Among the lines below, list those containing the string "diagram".
[start]
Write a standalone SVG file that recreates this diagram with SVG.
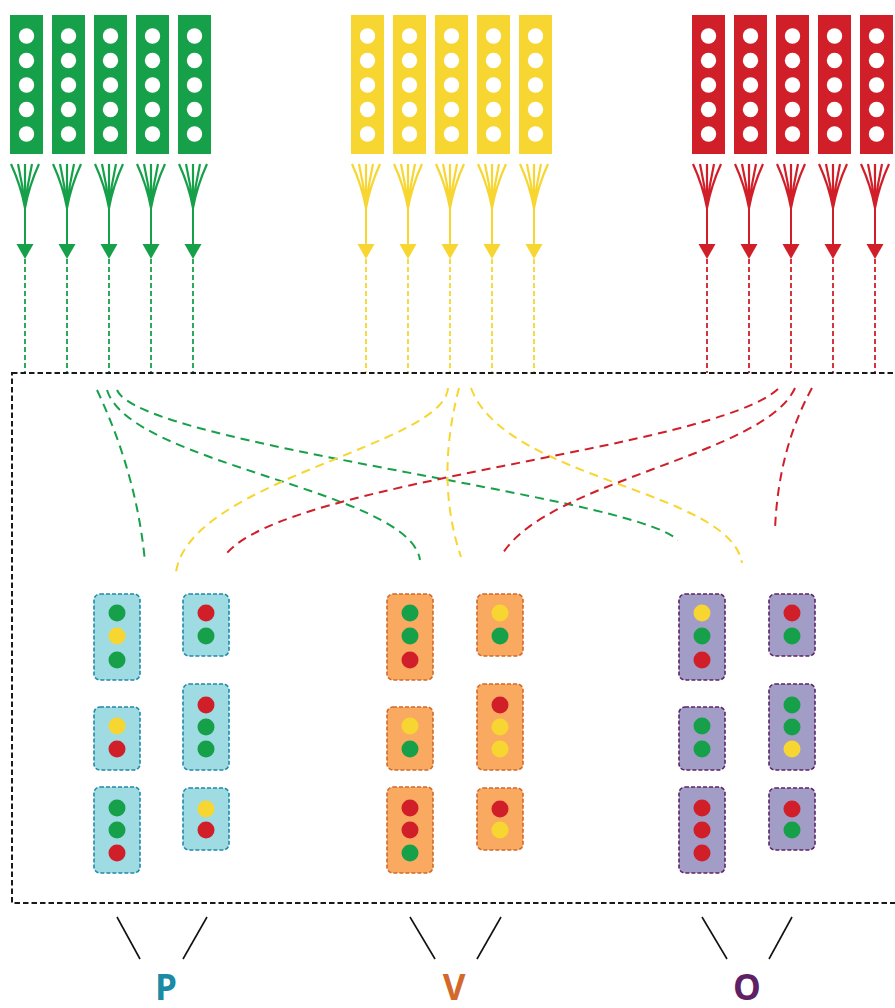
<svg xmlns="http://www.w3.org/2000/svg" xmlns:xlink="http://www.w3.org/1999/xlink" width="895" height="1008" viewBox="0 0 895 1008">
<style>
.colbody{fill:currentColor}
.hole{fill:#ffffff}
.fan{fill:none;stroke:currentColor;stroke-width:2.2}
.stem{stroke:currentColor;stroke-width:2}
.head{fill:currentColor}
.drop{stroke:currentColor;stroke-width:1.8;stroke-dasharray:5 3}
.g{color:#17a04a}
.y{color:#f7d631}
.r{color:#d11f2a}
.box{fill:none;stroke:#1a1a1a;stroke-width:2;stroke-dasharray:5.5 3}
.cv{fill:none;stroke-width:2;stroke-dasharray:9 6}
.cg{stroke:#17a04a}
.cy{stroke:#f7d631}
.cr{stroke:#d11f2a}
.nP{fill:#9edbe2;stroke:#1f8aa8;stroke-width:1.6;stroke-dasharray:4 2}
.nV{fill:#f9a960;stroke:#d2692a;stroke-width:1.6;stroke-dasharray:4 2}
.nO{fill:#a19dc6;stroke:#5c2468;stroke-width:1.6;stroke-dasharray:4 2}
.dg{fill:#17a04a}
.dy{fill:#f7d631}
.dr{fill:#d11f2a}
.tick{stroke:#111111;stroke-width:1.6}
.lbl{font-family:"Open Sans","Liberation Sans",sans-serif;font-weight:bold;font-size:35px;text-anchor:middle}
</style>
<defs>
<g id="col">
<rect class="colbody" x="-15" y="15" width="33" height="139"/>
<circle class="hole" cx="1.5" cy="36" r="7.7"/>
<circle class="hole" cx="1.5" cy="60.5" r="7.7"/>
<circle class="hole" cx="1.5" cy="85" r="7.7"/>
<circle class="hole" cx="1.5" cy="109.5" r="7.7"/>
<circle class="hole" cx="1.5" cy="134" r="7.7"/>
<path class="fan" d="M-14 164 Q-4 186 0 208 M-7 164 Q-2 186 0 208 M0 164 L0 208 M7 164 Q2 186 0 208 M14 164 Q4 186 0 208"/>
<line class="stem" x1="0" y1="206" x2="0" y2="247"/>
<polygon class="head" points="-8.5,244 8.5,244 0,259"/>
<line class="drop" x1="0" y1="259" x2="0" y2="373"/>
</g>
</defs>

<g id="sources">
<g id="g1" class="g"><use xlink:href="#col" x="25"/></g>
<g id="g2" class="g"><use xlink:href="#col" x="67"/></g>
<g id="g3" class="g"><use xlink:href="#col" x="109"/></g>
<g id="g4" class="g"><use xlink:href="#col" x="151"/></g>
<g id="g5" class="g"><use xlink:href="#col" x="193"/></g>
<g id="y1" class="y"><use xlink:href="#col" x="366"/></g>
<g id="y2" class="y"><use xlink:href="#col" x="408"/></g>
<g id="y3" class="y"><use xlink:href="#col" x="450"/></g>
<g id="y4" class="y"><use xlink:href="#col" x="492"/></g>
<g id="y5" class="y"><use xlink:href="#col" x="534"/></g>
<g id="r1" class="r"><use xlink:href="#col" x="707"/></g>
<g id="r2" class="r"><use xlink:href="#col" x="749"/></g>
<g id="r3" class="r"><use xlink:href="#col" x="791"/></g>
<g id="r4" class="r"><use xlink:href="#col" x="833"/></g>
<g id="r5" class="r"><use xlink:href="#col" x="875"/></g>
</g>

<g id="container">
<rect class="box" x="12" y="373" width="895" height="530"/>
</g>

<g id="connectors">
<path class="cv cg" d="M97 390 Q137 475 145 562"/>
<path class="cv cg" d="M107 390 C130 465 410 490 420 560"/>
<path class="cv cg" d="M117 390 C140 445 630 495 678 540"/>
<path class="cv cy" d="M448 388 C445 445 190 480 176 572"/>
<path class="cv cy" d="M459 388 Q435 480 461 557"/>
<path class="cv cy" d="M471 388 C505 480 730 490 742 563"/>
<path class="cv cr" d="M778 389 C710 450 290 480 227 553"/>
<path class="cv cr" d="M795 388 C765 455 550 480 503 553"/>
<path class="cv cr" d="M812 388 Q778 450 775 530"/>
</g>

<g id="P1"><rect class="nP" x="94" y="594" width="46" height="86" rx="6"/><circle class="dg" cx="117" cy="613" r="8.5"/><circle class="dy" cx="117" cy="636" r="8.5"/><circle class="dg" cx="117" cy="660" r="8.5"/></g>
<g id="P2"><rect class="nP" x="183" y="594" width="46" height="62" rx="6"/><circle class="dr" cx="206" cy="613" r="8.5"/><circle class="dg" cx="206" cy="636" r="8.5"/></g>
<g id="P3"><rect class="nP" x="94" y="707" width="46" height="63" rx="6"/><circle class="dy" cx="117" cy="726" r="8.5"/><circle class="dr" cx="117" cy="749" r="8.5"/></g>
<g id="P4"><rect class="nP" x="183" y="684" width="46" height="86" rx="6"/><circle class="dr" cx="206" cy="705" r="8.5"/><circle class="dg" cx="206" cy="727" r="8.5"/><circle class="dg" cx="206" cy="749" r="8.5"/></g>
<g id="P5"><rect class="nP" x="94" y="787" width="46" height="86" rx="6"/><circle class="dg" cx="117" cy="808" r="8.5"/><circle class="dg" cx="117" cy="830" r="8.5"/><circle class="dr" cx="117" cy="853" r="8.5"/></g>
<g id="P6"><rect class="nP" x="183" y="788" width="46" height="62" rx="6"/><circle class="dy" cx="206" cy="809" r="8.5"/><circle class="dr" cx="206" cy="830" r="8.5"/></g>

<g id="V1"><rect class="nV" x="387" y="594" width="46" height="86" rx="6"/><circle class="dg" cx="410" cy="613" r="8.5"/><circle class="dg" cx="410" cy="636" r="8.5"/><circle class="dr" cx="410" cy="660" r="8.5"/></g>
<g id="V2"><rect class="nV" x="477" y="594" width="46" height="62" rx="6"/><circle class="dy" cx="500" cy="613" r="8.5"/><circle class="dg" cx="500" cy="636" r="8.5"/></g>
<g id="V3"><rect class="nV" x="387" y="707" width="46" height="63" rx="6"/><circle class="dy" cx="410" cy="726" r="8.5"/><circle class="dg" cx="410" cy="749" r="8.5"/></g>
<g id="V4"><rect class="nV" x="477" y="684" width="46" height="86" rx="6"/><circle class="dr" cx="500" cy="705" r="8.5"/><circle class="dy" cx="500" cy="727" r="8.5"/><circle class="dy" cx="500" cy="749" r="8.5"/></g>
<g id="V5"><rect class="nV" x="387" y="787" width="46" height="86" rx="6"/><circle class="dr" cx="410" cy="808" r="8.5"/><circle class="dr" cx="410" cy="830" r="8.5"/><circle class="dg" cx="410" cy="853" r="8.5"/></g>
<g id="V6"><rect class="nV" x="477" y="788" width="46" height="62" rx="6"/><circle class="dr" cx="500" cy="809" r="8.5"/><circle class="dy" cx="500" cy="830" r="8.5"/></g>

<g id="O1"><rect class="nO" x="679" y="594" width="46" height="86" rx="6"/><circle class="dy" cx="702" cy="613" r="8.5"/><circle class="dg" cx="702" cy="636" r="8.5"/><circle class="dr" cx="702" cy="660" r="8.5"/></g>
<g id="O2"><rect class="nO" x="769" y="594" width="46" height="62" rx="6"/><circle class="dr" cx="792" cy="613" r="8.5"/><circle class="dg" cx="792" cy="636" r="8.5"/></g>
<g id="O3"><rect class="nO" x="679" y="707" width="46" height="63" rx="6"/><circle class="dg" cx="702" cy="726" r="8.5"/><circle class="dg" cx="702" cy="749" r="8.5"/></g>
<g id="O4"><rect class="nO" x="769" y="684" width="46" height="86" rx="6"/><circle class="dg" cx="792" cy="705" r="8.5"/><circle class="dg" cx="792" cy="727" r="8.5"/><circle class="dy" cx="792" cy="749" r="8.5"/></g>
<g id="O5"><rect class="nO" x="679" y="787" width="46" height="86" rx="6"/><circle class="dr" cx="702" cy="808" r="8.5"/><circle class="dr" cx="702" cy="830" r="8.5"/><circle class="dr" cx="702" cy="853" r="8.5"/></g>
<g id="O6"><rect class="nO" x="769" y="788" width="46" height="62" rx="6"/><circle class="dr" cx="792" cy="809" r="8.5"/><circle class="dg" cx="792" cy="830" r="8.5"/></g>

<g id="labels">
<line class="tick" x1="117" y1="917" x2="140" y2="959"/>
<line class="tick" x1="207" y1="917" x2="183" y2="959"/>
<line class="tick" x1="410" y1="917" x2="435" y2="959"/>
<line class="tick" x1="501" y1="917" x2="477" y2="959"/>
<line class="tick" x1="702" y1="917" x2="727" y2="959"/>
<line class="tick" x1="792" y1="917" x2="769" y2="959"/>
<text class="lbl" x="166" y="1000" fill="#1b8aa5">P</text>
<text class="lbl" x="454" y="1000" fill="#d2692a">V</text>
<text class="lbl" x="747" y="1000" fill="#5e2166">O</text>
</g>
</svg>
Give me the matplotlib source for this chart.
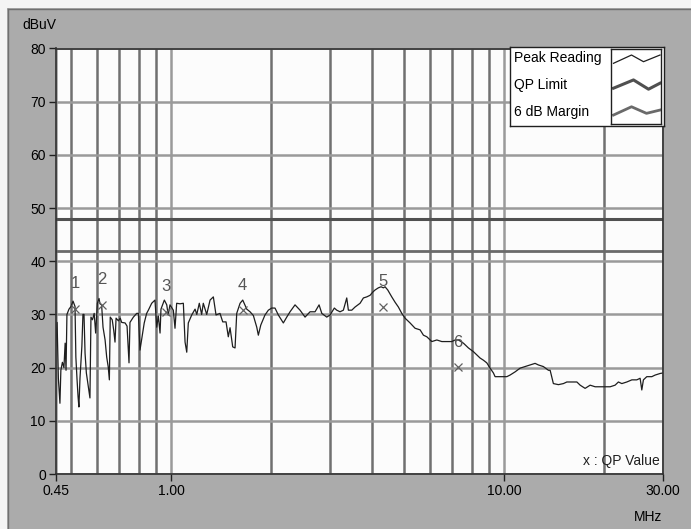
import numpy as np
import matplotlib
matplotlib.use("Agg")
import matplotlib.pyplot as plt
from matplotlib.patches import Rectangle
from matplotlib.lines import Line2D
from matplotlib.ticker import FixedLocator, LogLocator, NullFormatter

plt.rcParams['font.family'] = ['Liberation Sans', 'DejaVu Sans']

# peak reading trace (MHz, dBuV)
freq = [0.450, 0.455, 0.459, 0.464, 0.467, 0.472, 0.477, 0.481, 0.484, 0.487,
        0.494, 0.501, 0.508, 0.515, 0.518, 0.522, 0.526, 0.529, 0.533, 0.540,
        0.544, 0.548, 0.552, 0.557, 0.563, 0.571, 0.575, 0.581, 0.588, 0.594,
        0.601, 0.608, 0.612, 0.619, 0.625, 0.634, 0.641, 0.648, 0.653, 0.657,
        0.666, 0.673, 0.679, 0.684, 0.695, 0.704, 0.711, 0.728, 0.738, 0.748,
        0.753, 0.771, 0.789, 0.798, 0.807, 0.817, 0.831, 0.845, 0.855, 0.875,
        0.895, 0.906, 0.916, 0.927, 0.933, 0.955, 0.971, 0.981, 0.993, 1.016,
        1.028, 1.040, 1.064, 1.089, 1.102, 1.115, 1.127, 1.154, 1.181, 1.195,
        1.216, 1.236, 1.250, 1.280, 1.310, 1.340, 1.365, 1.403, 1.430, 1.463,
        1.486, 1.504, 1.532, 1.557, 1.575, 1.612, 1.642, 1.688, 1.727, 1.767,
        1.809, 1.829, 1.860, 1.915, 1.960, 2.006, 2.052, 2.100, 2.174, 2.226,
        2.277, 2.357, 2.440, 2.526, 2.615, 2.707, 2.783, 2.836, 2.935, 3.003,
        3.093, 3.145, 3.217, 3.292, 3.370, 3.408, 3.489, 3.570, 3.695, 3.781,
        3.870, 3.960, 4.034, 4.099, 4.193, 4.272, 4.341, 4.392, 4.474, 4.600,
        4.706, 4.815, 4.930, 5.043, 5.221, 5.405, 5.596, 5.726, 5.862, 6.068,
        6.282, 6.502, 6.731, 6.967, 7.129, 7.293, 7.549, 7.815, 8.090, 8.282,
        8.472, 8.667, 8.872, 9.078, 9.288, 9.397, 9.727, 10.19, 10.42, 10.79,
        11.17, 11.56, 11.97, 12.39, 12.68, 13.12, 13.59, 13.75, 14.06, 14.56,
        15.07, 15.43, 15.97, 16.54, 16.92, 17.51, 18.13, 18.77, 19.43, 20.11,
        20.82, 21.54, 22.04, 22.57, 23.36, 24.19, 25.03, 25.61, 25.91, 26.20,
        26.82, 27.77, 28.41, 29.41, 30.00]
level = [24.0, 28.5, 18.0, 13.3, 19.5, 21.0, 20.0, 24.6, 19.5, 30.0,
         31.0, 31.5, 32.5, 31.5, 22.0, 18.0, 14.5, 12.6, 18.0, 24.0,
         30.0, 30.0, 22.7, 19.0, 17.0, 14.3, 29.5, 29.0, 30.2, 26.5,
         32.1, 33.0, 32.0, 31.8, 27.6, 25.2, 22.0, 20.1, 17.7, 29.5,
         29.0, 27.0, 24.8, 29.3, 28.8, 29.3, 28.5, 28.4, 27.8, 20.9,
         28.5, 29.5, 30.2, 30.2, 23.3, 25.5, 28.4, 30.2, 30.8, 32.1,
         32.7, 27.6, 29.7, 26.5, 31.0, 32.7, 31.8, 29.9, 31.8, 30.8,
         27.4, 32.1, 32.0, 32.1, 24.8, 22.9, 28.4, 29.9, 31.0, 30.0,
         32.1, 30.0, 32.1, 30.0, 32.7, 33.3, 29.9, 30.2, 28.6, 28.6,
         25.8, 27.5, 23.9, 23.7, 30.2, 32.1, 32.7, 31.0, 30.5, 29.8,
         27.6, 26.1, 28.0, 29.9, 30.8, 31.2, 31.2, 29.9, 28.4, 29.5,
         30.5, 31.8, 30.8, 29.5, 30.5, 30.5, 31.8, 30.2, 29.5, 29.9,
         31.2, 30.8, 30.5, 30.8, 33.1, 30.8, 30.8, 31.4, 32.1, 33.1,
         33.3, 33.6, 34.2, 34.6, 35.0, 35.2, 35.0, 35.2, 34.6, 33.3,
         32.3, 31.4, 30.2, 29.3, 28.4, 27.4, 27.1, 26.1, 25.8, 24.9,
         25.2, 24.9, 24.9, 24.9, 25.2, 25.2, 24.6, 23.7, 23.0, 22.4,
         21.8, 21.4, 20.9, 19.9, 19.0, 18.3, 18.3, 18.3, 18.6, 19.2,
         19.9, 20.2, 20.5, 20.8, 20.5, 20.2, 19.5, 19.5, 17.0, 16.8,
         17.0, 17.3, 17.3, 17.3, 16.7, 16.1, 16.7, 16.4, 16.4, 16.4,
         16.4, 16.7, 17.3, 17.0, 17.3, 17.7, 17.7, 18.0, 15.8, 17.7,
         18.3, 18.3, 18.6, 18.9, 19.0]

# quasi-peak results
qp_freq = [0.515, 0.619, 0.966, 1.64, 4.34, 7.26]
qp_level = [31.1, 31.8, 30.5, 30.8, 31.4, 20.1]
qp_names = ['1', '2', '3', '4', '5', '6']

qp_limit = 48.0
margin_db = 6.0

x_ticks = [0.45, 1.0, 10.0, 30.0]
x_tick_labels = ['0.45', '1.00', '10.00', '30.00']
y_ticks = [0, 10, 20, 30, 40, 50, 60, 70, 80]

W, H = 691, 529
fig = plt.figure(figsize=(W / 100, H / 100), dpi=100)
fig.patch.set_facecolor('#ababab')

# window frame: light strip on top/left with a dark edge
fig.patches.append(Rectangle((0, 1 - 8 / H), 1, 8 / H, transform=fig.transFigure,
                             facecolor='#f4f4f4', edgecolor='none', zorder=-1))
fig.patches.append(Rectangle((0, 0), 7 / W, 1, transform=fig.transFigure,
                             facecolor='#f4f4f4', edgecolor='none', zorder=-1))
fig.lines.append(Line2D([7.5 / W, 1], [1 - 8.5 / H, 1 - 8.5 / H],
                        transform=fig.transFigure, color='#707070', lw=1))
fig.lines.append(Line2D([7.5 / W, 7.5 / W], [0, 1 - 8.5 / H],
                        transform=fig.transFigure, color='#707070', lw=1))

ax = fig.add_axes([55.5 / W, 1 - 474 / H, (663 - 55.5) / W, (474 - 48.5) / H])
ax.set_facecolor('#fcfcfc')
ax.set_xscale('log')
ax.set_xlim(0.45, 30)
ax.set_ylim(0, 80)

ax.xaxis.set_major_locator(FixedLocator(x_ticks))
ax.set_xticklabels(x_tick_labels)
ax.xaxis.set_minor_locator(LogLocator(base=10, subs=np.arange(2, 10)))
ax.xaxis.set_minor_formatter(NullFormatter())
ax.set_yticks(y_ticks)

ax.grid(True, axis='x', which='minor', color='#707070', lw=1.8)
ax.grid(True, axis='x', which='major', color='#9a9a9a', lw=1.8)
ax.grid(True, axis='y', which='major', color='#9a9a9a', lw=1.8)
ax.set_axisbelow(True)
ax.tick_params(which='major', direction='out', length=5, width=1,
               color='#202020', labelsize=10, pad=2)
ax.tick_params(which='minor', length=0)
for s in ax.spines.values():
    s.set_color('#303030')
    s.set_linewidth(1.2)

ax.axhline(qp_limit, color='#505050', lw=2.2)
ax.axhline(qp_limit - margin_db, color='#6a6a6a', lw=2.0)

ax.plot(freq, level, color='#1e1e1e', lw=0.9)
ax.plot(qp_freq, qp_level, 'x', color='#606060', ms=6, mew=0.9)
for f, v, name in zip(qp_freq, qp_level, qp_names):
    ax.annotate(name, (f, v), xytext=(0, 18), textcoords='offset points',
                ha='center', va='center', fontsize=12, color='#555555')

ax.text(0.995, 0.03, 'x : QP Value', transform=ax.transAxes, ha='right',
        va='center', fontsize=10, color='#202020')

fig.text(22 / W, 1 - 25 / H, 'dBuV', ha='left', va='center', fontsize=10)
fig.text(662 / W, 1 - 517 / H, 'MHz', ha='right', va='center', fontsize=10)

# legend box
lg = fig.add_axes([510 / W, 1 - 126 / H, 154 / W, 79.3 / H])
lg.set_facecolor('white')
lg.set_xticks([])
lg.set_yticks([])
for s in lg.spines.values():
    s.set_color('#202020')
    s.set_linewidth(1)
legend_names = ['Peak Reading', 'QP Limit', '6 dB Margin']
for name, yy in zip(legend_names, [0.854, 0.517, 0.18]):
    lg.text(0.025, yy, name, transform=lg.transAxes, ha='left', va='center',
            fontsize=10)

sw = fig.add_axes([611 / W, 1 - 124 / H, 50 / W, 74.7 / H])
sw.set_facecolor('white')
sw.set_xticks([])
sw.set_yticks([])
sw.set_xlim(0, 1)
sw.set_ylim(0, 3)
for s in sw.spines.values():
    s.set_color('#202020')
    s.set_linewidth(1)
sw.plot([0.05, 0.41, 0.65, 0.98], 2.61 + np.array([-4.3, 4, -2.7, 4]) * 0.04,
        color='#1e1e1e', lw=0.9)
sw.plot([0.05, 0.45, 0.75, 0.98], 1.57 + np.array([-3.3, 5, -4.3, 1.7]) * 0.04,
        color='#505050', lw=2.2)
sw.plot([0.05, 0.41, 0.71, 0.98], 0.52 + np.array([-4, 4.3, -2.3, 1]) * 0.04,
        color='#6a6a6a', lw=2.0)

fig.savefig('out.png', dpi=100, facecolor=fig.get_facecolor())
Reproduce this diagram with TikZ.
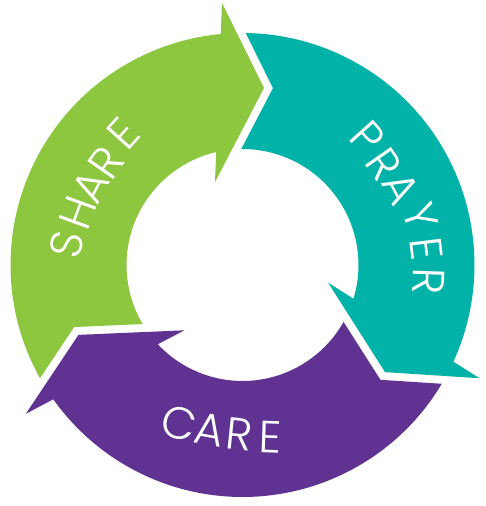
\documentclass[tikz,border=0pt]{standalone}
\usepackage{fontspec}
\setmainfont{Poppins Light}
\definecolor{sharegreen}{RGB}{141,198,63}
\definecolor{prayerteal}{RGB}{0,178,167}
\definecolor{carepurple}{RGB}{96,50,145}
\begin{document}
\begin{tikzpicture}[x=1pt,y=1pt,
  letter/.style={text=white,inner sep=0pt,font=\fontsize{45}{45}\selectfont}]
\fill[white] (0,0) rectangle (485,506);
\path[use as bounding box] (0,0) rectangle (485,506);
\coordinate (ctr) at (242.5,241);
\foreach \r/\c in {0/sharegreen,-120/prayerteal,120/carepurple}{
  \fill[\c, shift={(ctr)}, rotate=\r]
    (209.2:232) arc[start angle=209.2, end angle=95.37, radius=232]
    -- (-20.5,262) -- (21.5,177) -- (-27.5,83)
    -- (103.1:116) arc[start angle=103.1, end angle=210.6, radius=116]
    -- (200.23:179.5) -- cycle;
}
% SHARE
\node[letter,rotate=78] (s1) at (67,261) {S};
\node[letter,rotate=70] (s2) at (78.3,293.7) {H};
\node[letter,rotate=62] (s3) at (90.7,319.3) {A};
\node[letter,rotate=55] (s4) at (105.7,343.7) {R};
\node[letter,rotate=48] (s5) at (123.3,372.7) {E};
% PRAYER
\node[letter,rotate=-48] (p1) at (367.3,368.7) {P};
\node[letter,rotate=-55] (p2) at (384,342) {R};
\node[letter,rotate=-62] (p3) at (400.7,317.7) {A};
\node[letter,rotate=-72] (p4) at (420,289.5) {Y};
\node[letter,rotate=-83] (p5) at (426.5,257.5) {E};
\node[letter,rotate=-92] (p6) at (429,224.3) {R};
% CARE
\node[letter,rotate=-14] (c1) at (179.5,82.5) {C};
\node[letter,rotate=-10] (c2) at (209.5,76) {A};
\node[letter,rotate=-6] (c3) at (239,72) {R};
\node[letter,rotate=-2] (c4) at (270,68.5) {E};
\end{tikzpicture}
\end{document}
[end]
■ Full response
Write a standalone SVG file that recreates this diagram with SVG.
Reproduce this diagram with TikZ.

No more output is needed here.